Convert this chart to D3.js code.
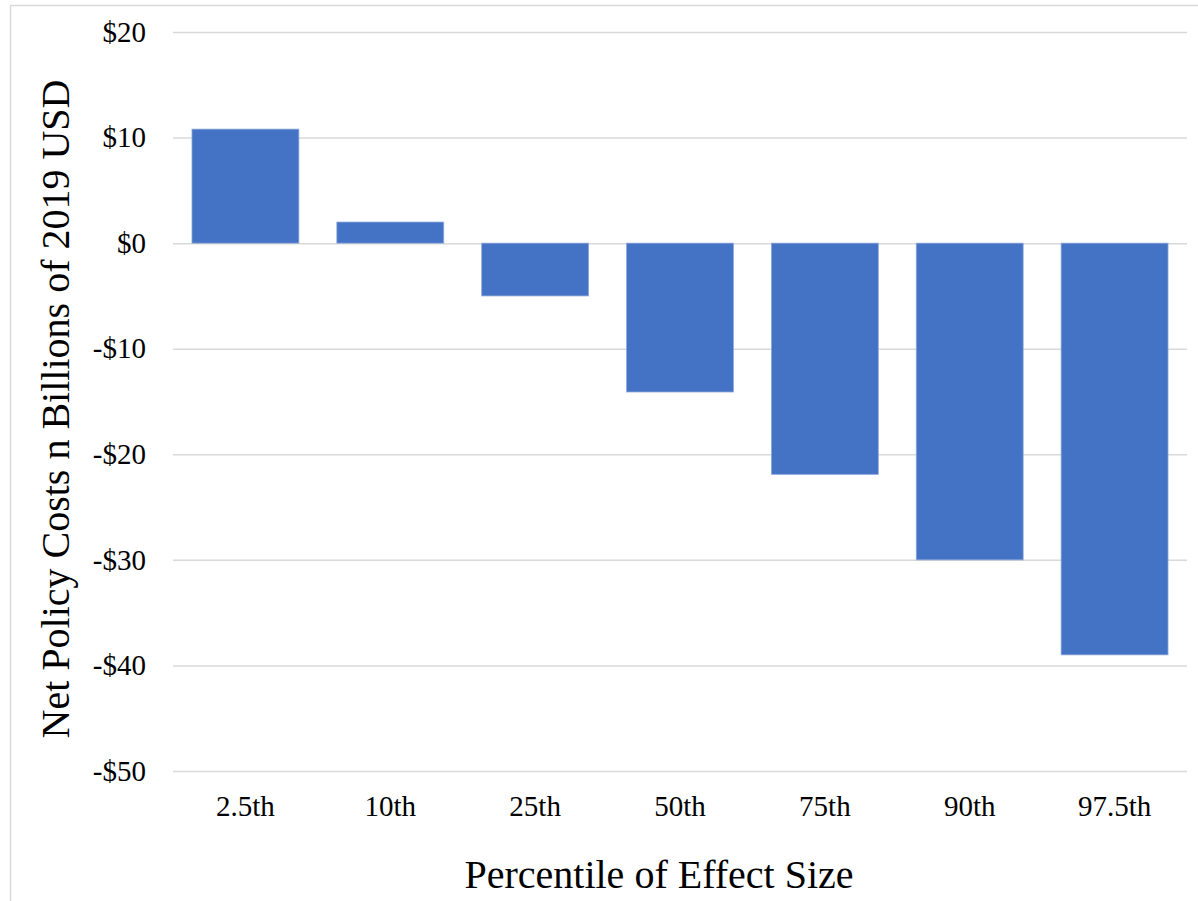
<!DOCTYPE html>
<html>
<head>
<meta charset="utf-8">
<script src="https://cdn.jsdelivr.net/npm/d3@7"></script>
<style>
  html, body { margin: 0; padding: 0; background: #fff; }
  svg { display: block; }
  text { font-family: "Liberation Serif", "Times New Roman", serif; fill: #000; }
</style>
</head>
<body>
<svg id="chart" width="1198" height="901"></svg>
<script>
const categories = ["2.5th", "10th", "25th", "50th", "75th", "90th", "97.5th"];
const values = [10.8, 2.0, -5.0, -14.1, -21.9, -30.0, -39.0];
const yTicks = [20, 10, 0, -10, -20, -30, -40, -50];
const yTitle = "Net Policy Costs n Billions of 2019 USD";
const xTitle = "Percentile of Effect Size";

const svg = d3.select("#chart");
const W = 1198, H = 901;
const margin = { left: 173, right: 11, top: 32, bottom: 130 };

// outer chart frame (left and top edges visible)
svg.append("rect")
  .attr("x", 10.5).attr("y", 5.5)
  .attr("width", 1300).attr("height", 1000)
  .attr("fill", "none").attr("stroke", "#d9d9d9").attr("stroke-width", 1.5);

const x = d3.scaleBand()
  .domain(categories)
  .range([margin.left, W - margin.right])
  .paddingInner(0.262)
  .paddingOuter(0.131);

const y = d3.scaleLinear()
  .domain([-50, 20])
  .range([771, 32]);

// gridlines
const grid = svg.append("g")
  .attr("transform", `translate(${margin.left},0)`)
  .call(d3.axisLeft(y).tickValues(yTicks).tickSize(-(W - margin.right - margin.left)).tickFormat(""));
grid.select(".domain").remove();
grid.selectAll("line").attr("stroke", "#d9d9d9").attr("stroke-width", 1.5);

// y tick labels
const yAxis = svg.append("g")
  .attr("transform", `translate(${margin.left},0)`)
  .call(d3.axisLeft(y).tickValues(yTicks).tickSize(0).tickPadding(27)
    .tickFormat(d => (d < 0 ? "-$" : "$") + Math.abs(d)));
yAxis.select(".domain").remove();
yAxis.selectAll("text")
  .style("font-family", '"Liberation Serif", "Times New Roman", serif')
  .style("font-size", "29px").attr("fill", "#000");

// bars
svg.append("g").selectAll("rect")
  .data(values)
  .join("rect")
  .attr("x", (d, i) => x(categories[i]))
  .attr("width", x.bandwidth())
  .attr("y", d => y(Math.max(0, d)))
  .attr("height", d => Math.abs(y(d) - y(0)))
  .attr("fill", "#4472C4")
  .attr("stroke", "#8ea9db")
  .attr("stroke-width", 0.8);

// x tick labels
const xAxis = svg.append("g")
  .attr("transform", `translate(0,771)`)
  .call(d3.axisBottom(x).tickSize(0).tickPadding(24));
xAxis.select(".domain").remove();
xAxis.selectAll("text")
  .style("font-family", '"Liberation Serif", "Times New Roman", serif')
  .style("font-size", "29px").attr("fill", "#000");

// axis titles
svg.append("text")
  .attr("x", 659)
  .attr("y", 888)
  .attr("text-anchor", "middle")
  .style("font-size", "40px")
  .text(xTitle);

svg.append("text")
  .attr("transform", `translate(69,${(80 + 738) / 2}) rotate(-90)`)
  .attr("text-anchor", "middle")
  .style("font-size", "40px")
  .text(yTitle);
</script>
</body>
</html>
###
Exercise objective: Write out the lines from the start of the material to the line with "32, bottom: 130", inclusive and exactly. Skip the pictures.

Output for this exercise:
Convert this chart to D3.js code.
<!DOCTYPE html>
<html>
<head>
<meta charset="utf-8">
<script src="https://cdn.jsdelivr.net/npm/d3@7"></script>
<style>
  html, body { margin: 0; padding: 0; background: #fff; }
  svg { display: block; }
  text { font-family: "Liberation Serif", "Times New Roman", serif; fill: #000; }
</style>
</head>
<body>
<svg id="chart" width="1198" height="901"></svg>
<script>
const categories = ["2.5th", "10th", "25th", "50th", "75th", "90th", "97.5th"];
const values = [10.8, 2.0, -5.0, -14.1, -21.9, -30.0, -39.0];
const yTicks = [20, 10, 0, -10, -20, -30, -40, -50];
const yTitle = "Net Policy Costs n Billions of 2019 USD";
const xTitle = "Percentile of Effect Size";

const svg = d3.select("#chart");
const W = 1198, H = 901;
const margin = { left: 173, right: 11, top: 32, bottom: 130 };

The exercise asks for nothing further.